I often think about the effects that Western travel is having on the developing world. What if Mallory or Hillary had never decided that climbing Everest was a thing? Adventurers and explorers are amazing and I won’t talk them down, but today’s travelers come in masses large enough to change destinations from quaint, cultural islands, into pulsing masses of tourist sprawl. That’s a credit to the locals in those places, actually, having made a livelyhood from others who visit their homes. But what’s the price? Overdeveloped land that accepts more people than is is meant to support? Lowering water tables? Unmanaged trash piles?
Aside from the impact of such travel, it’s so novel to experience a land where laws are less established, wild places are less protected, and wild animals are not separated from visitors as much as they are here. Things we don’t generally consider doing in the West: riding through an Asian jungle on elephant back to see wild rhinoceros. They are a tourist attraction and bring in much needed money, but what is the expense? Attempting to tame three-ton animals well enough that this can happen? I can’t help but flash to an elephant losing it and trampling tourists along the way. In this situation, piles of tourists flood the park for the chance at an encounter with elephants, rhinos and even Bengal tigers. This makes more demand for more guides, which leads to wider paths, more hotels and ultimately, overdeveloped land that supports fewer tigers. And that’s the most intriguing thing that the tourists came for in the first place.

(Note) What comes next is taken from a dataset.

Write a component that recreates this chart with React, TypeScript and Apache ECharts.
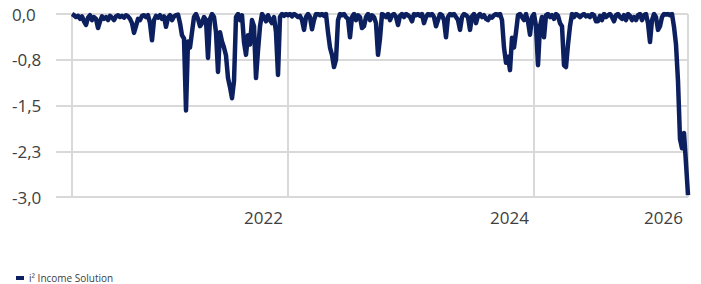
import React, { useEffect, useRef } from "react";
import * as echarts from "echarts";

// Drawdown series (one value per step, left to right)
const drawdown: number[] = [
  0, -0.02, -0.05, -0.03, -0.08, -0.04, -0.12, -0.18, -0.06, -0.02,
  -0.1, -0.05, -0.08, -0.23, -0.12, -0.04, -0.08, -0.05, -0.1, -0.03,
  -0.06, -0.1, -0.04, -0.02, -0.05, -0.03, -0.06, -0.02, -0.04, -0.08,
  -0.15, -0.31, -0.2, -0.08, -0.1, -0.03, -0.02, -0.05, -0.02, -0.15,
  -0.43, -0.1, -0.03, -0.06, -0.02, -0.08, -0.04, -0.21, -0.06, -0.02,
  -0.1, -0.04, -0.02, -0.01, -0.15, -0.35, -0.4, -1.58, -0.45, -0.55,
  -0.3, -0.05, 0, -0.08, -0.2, -0.15, -0.05, -0.1, -0.72, -0.08,
  0, -0.05, -0.3, -0.95, -0.3, -0.45, -0.55, -0.68, -1.05, -1.2,
  -1.38, -1.1, -0.05, 0, -0.1, -0.02, -0.46, -0.67, -0.35, -0.5,
  -0.1, -0.2, -1.05, -0.6, -0.2, 0, -0.05, -0.12, -0.02, -0.1,
  -0.15, -0.05, -0.3, -1.0, -0.05, 0, -0.03, 0, -0.02, 0,
  -0.04, 0, -0.02, -0.05, -0.03, -0.1, -0.26, -0.05, 0, -0.05,
  -0.25, -0.1, 0, 0, -0.02, 0, -0.03, 0, -0.3, -0.55,
  -0.67, -0.87, -0.75, -0.1, 0, -0.02, 0, -0.05, -0.08, -0.38,
  -0.05, 0, -0.1, -0.02, -0.05, -0.23, -0.2, -0.05, 0, -0.1,
  -0.02, -0.05, -0.15, -0.67, -0.4, 0, -0.02, -0.05, 0, -0.1,
  -0.02, 0, -0.05, -0.18, -0.03, 0, -0.05, 0, -0.02, -0.05,
  -0.12, 0, -0.02, 0, -0.03, 0, -0.15, -0.05, 0, -0.02,
  0, -0.05, -0.2, -0.1, 0, -0.02, -0.1, -0.38, -0.05, 0,
  -0.02, 0, -0.05, -0.1, -0.26, -0.05, 0, -0.02, -0.05, -0.26,
  -0.04, 0, -0.15, -0.03, 0, -0.05, -0.02, -0.08, -0.1, -0.04,
  -0.06, -0.02, 0, -0.02, 0, -0.1, -0.55, -0.8, -0.7, -0.92,
  -0.39, -0.55, -0.3, -0.02, 0, -0.05, -0.1, 0, -0.12, -0.34,
  -0.05, 0, -0.2, -0.84, -0.2, -0.05, -0.38, -0.02, 0, -0.05,
  -0.02, -0.08, 0, -0.03, -0.15, -0.2, -0.84, -0.87, -0.5, -0.2,
  0, -0.05, 0, -0.02, -0.05, -0.02, 0, -0.04, -0.02, -0.05,
  0, -0.02, -0.12, -0.12, -0.03, -0.1, 0, -0.05, -0.02, 0,
  -0.05, -0.12, -0.02, 0, -0.05, -0.08, -0.02, -0.1, 0, -0.03,
  -0.1, -0.05, -0.1, -0.02, 0, -0.1, -0.02, 0, -0.15, -0.46,
  -0.1, 0, -0.05, -0.26, -0.2, -0.05, 0, -0.01, 0, -0.02,
  0, -0.21, -0.5, -1.1, -2.05, -2.2, -1.95, -2.45, -2.97,
];

// Axis tick labels and the step (data index) at which each sits
const xTickLabels: string[] = ["", "2022", "2024", "2026"];
const xTickSteps: number[] = [0, 108, 231, 308];

const seriesName = "i² Income Solution";
const leadingSteps = 8; // empty room before the first point

const yMin = -3;
const yMax = 0;
const yInterval = 0.75;

export default function App() {
  const ref = useRef<HTMLDivElement>(null);

  useEffect(() => {
    if (!ref.current) return;
    document.body.style.margin = "0";
    const chart = echarts.init(ref.current, null, { renderer: "svg" });

    const total = leadingSteps + drawdown.length;
    const categories: string[] = [];
    for (let i = 0; i < total; i++) categories.push("c" + i);
    const tickSet = new Set<number>();
    const labelMap = new Map<number, string>();
    xTickSteps.forEach((s, i) => {
      tickSet.add(leadingSteps + s);
      if (xTickLabels[i]) labelMap.set(leadingSteps + s, xTickLabels[i]);
    });
    const values: (number | null)[] = [
      ...new Array(leadingSteps).fill(null),
      ...drawdown,
    ];

    const gridColor = "#d9d9d9";
    const textColor = "#404040";
    const font = "'Open Sans', 'Noto Sans', sans-serif";

    chart.setOption({
      animation: false,
      grid: { left: 56, right: 13, top: 14, bottom: 87, containLabel: false },
      legend: {
        show: true,
        left: 11,
        top: 268,
        itemWidth: 8,
        itemHeight: 4,
        itemGap: 10,
        icon: "rect",
        textStyle: { color: textColor, fontSize: 10, fontFamily: font },
        data: [{ name: seriesName, icon: "rect" }],
      },
      xAxis: {
        type: "category",
        boundaryGap: false,
        data: categories,
        axisLine: { show: false },
        axisTick: {
          show: true,
          length: 14,
          interval: (i: number) => tickSet.has(i),
          lineStyle: { color: gridColor, width: 2 },
        },
        splitLine: {
          show: true,
          showMinLine: true,
          showMaxLine: true,
          interval: (i: number) => tickSet.has(i),
          lineStyle: { color: gridColor, width: 2 },
        },
        axisLabel: {
          show: true,
          interval: (i: number) => labelMap.has(i),
          formatter: (_v: string, i: number) => labelMap.get(i) ?? "",
          align: "right",
          margin: 12,
          padding: [0, 5, 0, 0],
          color: textColor,
          fontSize: 17,
          fontFamily: font,
        },
      },
      yAxis: {
        type: "value",
        min: yMin,
        max: yMax,
        interval: yInterval,
        axisLine: { show: false },
        axisTick: { show: false },
        splitLine: { show: true, lineStyle: { color: gridColor, width: 2 } },
        axisLabel: {
          align: "left",
          margin: 44,
          color: textColor,
          fontSize: 17,
          fontFamily: font,
          formatter: (v: number) => v.toFixed(1).replace(".", ","),
        },
      },
      series: [
        {
          name: seriesName,
          type: "line",
          data: values,
          showSymbol: false,
          symbol: "none",
          connectNulls: false,
          itemStyle: { color: "#0c1f5e" },
          lineStyle: { color: "#0c1f5e", width: 4.5, join: "round" },
        },
      ],
    });

    return () => chart.dispose();
  }, []);

  return <div ref={ref} style={{ width: 701, height: 284 }} />;
}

But there are some exceptions. This photo is from the back of a female Asian elephant, looking at a mother and baby wild one horned Asian rhinoceros which has just been moved from endangered to threatened. It’s one of the few success stories from such a situation: The locals figured out that Westerners wanted to see the rhinos, so they put laws and enforcement in place to help the last 200 in Nepal. This brought money, which allowed more enforcement, which allowed the rhinos to recover. A hundred years ago there were only 200, today there are 2500 of these wild animals. A success story in Chitwan National Park, Nepal. And perhaps that is the sort of travel that we should aim for and encourage – the kind that promotes environmental improvement, resource sustainability and responsibility for ourselves wherever we go.